Start Given data

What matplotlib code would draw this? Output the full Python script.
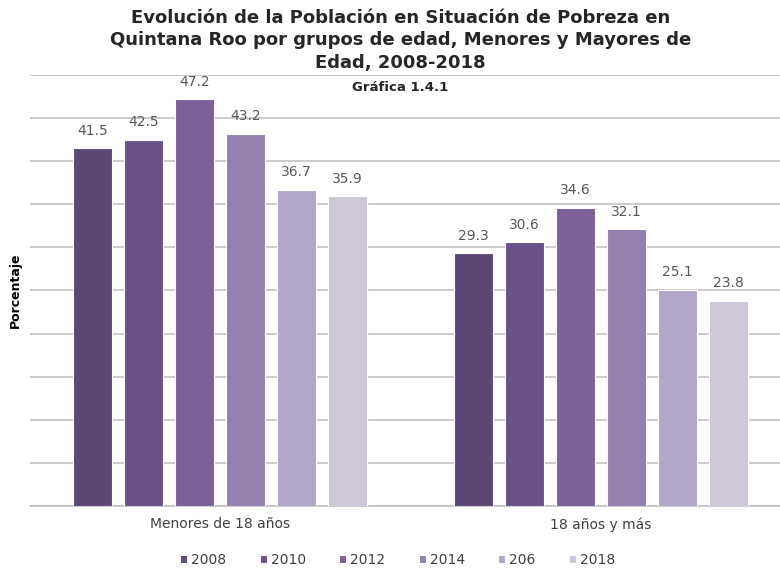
import matplotlib
matplotlib.use('Agg')
import matplotlib.pyplot as plt
import numpy as np

categories = ['Menores de 18 años', '18 años y más']
years = ['2008', '2010', '2012', '2014', '206', '2018']
values = {
    '2008': [41.5, 29.3],
    '2010': [42.5, 30.6],
    '2012': [47.2, 34.6],
    '2014': [43.2, 32.1],
    '206': [36.7, 25.1],
    '2018': [35.9, 23.8],
}
colors = ['#5d4777', '#6a5189', '#7b5f99', '#9480ae', '#b1a6c6', '#cdc7d8']

fig = plt.figure(figsize=(7.8, 5.71), dpi=100)
ax = fig.add_axes([0.038, 0.1138, 0.962, 0.755])

x = np.arange(len(categories))
width = 0.102
step = 0.134
for i, year in enumerate(years):
    pos = x + (i - 2.5) * step
    bars = ax.bar(pos, values[year], width, color=colors[i], edgecolor='white',
                  linewidth=0.8, label=year, zorder=3)
    for b, v in zip(bars, values[year]):
        ax.text(b.get_x() + b.get_width() / 2, v + 1.2, f'{v}', ha='center', va='bottom',
                fontsize=10, color='#595959', zorder=4)

ax.set_xlim(-0.5, 1.47)
ax.set_ylim(0, 50)
ax.set_yticks(np.arange(0, 51, 5))
ax.yaxis.grid(True, color='#bdbdbd', linewidth=1.1, zorder=0)
ax.set_yticklabels([])
ax.tick_params(axis='y', length=0)
ax.tick_params(axis='x', length=0, labelsize=10, labelcolor='#404040', pad=8)
ax.set_xticks(x)
ax.set_xticklabels(categories)
for s in ['top', 'right', 'left']:
    ax.spines[s].set_visible(False)
ax.spines['bottom'].set_color('#bdbdbd')
ax.spines['bottom'].set_linewidth(1.1)

ax.set_ylabel('Porcentaje', fontsize=9, fontweight='bold')
ax.yaxis.set_label_coords(-0.011, 0.5)

fig.text(0.513, 0.985, 'Evolución de la Población en Situación de Pobreza en\n'
         'Quintana Roo por grupos de edad, Menores y Mayores de\nEdad, 2008-2018',
         ha='center', va='top', fontsize=13, fontweight='bold', color='#262626',
         linespacing=1.35)
fig.text(0.513, 0.846, 'Gráfica 1.4.1', ha='center', va='center', fontsize=9.5,
         fontweight='bold', color='#262626')

leg = fig.legend(loc='center', bbox_to_anchor=(0.51, 0.02), ncol=6, frameon=False,
                 fontsize=10, handlelength=0.5, handleheight=0.5, handletextpad=0.3,
                 columnspacing=2.4)
for t in leg.get_texts():
    t.set_color('#404040')

fig.savefig('out.png', dpi=100)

End Given data

● **What is required**: Exactly as they appear, print the lines of the listing above from its first line through the line that contains "import numpy as np", minus the pictures.

● **Finished exercise**:
What matplotlib code would draw this? Output the full Python script.
import matplotlib
matplotlib.use('Agg')
import matplotlib.pyplot as plt
import numpy as np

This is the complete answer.